SET EXERCISE -> Skip pictures; extract every line from the one with "Generate a component" through the one with "const height = 543", exactly as written.

[Rows from a dataset]
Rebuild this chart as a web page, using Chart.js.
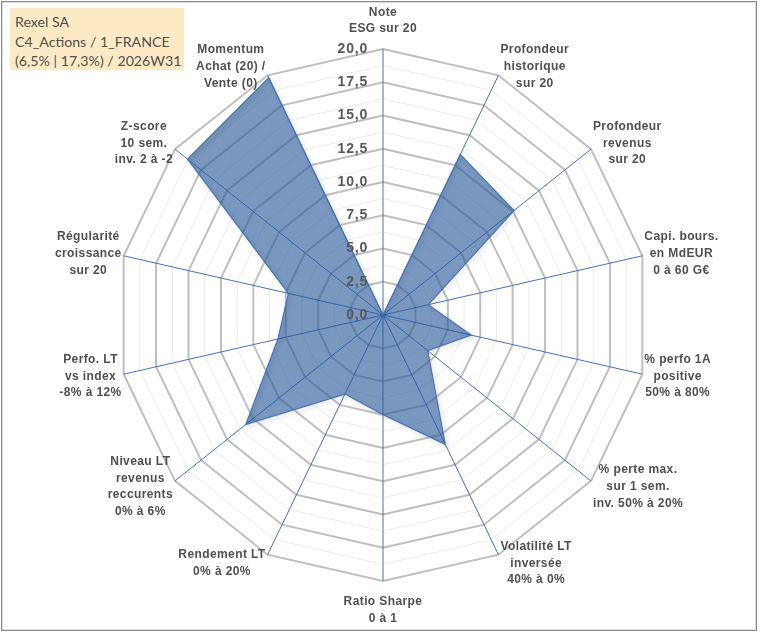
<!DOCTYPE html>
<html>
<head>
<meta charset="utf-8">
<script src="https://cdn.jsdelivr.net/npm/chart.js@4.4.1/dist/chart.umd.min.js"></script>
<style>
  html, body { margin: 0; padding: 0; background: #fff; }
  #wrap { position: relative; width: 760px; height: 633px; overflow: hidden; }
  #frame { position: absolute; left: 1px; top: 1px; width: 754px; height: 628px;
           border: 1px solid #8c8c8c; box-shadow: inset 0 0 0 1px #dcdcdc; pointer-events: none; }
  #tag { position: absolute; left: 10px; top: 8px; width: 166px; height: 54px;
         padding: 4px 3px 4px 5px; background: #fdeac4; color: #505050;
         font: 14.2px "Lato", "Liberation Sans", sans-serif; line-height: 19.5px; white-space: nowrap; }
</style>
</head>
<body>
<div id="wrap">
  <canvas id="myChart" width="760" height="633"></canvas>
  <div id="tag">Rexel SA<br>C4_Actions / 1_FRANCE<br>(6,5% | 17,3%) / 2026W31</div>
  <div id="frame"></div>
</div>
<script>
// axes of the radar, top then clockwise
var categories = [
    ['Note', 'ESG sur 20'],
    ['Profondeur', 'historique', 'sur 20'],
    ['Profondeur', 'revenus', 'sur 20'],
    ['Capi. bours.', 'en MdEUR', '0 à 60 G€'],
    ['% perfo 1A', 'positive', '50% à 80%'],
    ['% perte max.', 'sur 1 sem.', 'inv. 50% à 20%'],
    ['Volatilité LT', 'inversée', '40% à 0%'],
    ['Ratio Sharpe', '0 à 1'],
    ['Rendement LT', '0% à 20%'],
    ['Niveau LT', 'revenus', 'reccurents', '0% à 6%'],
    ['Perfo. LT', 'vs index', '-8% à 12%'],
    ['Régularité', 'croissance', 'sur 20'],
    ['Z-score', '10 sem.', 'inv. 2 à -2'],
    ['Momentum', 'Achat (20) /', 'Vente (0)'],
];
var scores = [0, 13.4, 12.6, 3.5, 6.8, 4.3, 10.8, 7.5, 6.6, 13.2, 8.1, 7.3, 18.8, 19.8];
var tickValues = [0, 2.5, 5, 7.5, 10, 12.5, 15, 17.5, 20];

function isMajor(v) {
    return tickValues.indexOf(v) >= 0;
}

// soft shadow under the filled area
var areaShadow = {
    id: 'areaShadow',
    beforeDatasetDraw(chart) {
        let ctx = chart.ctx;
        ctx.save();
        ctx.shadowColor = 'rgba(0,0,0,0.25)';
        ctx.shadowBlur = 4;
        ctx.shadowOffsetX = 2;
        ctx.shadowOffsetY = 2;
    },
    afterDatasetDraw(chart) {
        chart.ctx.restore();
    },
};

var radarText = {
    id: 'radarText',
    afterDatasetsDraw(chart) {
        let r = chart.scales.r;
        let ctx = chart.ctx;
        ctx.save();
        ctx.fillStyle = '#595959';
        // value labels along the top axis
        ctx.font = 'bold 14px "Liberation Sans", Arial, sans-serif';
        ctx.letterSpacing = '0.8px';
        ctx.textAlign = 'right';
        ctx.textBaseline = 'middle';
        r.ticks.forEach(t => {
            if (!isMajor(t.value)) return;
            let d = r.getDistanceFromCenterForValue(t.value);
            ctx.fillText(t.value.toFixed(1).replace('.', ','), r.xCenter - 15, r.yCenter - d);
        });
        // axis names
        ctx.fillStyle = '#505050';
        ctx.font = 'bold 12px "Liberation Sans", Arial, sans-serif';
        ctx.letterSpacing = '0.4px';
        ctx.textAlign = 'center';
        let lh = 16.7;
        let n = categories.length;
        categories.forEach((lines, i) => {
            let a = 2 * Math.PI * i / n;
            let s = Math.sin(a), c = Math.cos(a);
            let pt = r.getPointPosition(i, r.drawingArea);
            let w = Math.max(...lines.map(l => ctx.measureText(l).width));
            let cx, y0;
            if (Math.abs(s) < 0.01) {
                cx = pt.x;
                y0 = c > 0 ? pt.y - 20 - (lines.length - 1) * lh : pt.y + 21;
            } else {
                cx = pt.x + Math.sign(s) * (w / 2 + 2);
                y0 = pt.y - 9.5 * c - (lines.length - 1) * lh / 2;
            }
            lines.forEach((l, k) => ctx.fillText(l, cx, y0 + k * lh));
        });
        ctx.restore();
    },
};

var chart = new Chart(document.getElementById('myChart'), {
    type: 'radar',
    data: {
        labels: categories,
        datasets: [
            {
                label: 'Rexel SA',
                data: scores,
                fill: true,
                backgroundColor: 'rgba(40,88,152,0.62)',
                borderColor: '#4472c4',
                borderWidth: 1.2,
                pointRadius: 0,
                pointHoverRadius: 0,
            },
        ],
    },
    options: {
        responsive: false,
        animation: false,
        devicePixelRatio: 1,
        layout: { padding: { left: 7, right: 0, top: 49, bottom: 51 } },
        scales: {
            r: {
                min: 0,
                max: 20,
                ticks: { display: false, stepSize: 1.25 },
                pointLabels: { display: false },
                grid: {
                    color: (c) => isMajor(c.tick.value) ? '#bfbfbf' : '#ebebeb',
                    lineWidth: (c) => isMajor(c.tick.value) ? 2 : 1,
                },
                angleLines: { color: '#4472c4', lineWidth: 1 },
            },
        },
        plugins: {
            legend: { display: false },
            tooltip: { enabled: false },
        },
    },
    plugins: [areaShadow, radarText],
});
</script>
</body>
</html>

...

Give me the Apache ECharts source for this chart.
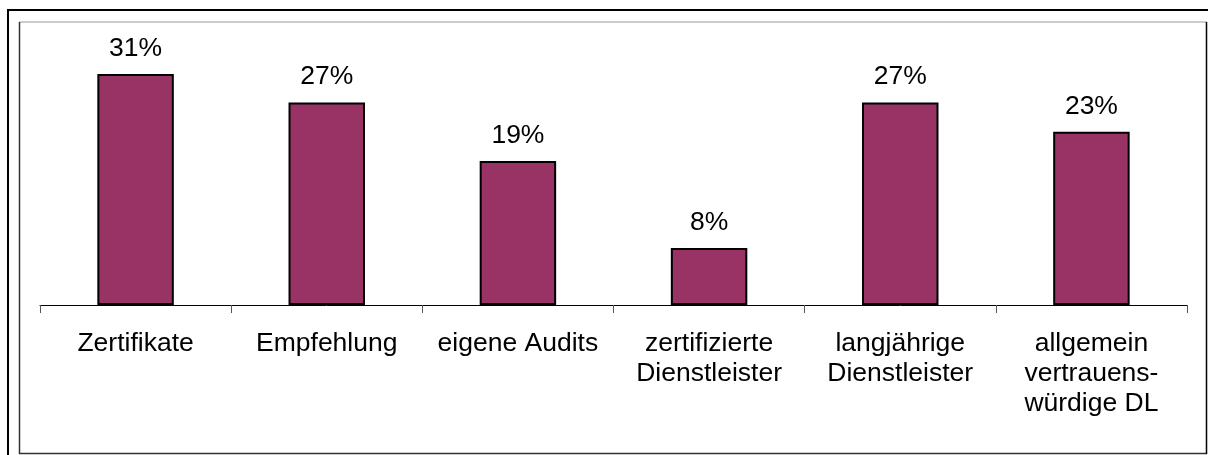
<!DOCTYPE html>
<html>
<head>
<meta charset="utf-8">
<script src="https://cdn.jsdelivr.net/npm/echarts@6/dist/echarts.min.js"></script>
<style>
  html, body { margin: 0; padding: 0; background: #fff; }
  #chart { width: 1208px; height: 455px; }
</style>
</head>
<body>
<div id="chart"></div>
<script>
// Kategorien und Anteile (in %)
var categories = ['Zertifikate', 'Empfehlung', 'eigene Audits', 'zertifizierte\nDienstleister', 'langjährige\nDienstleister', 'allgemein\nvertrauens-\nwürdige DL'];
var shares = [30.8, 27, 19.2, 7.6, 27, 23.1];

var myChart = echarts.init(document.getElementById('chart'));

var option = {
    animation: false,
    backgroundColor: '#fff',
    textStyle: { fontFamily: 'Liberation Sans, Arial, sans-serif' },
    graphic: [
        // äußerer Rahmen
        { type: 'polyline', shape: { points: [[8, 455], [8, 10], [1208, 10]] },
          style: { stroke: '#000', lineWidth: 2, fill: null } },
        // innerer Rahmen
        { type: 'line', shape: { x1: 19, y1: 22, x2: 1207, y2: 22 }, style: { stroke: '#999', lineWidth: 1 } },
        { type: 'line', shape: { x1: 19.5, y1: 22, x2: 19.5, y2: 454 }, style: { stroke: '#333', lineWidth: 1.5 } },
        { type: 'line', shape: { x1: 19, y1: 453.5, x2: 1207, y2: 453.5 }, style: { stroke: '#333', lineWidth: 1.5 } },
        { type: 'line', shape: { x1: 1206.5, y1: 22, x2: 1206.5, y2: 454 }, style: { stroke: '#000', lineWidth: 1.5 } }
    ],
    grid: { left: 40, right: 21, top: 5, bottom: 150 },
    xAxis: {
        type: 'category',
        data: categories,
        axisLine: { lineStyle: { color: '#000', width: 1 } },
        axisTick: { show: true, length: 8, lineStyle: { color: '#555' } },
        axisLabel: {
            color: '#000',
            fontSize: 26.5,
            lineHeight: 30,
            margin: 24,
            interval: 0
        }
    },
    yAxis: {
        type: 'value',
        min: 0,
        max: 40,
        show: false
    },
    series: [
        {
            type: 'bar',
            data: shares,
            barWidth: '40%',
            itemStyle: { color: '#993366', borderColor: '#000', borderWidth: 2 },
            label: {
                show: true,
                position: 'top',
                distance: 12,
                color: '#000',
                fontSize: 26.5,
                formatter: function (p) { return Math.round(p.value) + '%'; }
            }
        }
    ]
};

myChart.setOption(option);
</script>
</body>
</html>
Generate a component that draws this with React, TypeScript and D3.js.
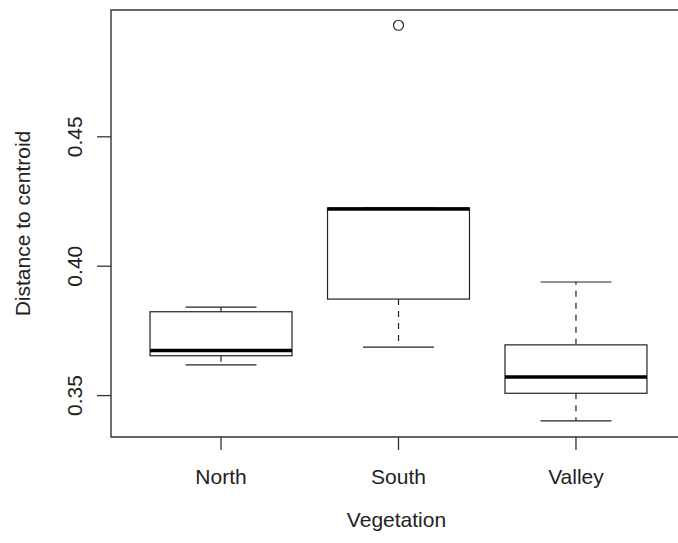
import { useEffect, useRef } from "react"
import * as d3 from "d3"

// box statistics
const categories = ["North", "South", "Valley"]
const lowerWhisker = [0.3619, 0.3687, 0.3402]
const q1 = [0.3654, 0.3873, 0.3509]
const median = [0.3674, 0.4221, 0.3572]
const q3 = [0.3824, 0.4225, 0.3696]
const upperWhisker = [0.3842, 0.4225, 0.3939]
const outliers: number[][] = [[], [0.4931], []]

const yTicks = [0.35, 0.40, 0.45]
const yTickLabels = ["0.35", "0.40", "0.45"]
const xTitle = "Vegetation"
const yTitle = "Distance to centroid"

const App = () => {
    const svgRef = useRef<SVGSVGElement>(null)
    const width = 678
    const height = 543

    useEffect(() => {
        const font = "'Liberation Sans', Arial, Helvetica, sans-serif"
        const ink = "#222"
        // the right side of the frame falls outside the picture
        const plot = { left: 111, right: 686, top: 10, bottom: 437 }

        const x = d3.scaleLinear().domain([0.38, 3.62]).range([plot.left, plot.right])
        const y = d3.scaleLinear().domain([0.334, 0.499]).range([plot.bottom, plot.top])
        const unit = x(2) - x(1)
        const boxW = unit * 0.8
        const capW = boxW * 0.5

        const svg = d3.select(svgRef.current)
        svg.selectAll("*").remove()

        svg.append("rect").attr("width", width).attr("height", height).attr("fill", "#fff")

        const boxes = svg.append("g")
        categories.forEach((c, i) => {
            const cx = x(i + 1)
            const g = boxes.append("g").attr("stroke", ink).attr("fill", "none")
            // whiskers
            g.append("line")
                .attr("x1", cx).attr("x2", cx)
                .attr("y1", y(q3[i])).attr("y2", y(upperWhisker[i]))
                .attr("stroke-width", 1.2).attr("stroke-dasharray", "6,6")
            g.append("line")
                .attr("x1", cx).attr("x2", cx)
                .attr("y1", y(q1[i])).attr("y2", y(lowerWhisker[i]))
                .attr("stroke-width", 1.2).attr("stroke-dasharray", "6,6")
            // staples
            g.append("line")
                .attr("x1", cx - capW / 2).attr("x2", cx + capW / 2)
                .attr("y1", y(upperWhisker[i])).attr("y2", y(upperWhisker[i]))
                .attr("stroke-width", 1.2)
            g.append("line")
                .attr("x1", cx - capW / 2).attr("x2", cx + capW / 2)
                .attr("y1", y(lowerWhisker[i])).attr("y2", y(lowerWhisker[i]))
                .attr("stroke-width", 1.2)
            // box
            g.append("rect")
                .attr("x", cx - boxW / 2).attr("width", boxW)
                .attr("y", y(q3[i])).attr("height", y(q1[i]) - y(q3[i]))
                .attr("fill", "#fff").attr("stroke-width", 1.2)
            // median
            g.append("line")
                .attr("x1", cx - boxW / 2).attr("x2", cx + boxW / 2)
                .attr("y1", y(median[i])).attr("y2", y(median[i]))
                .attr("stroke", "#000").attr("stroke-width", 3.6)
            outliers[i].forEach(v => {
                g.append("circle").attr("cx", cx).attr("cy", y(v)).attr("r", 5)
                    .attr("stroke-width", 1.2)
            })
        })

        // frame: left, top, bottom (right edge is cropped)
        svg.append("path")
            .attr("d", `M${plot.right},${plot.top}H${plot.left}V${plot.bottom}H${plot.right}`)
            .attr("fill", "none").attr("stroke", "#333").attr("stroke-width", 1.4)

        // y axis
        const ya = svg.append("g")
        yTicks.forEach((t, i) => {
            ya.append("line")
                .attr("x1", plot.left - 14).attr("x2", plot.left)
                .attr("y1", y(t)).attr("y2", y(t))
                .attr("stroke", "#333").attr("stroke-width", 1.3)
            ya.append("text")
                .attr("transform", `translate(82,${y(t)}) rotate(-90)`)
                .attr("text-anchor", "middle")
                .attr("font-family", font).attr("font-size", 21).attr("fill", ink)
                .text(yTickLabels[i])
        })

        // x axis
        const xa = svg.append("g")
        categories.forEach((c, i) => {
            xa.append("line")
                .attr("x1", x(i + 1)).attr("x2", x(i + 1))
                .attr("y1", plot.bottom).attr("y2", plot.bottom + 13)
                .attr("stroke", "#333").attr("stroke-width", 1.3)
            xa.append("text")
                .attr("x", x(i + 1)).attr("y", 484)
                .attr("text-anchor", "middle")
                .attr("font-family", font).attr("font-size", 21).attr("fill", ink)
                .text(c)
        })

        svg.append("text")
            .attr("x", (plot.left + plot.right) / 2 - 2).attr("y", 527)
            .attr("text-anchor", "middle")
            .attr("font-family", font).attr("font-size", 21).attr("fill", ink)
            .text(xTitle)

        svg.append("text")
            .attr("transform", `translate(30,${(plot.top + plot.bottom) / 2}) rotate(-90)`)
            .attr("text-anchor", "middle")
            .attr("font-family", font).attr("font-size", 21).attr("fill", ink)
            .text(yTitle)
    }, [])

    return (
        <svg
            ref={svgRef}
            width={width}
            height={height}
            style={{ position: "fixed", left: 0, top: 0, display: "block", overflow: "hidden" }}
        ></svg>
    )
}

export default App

EXERCISE OUTPUT ->
Generate a component that draws this with React, TypeScript and D3.js.
import { useEffect, useRef } from "react"
import * as d3 from "d3"

// box statistics
const categories = ["North", "South", "Valley"]
const lowerWhisker = [0.3619, 0.3687, 0.3402]
const q1 = [0.3654, 0.3873, 0.3509]
const median = [0.3674, 0.4221, 0.3572]
const q3 = [0.3824, 0.4225, 0.3696]
const upperWhisker = [0.3842, 0.4225, 0.3939]
const outliers: number[][] = [[], [0.4931], []]

const yTicks = [0.35, 0.40, 0.45]
const yTickLabels = ["0.35", "0.40", "0.45"]
const xTitle = "Vegetation"
const yTitle = "Distance to centroid"

const App = () => {
    const svgRef = useRef<SVGSVGElement>(null)
    const width = 678
    const height = 543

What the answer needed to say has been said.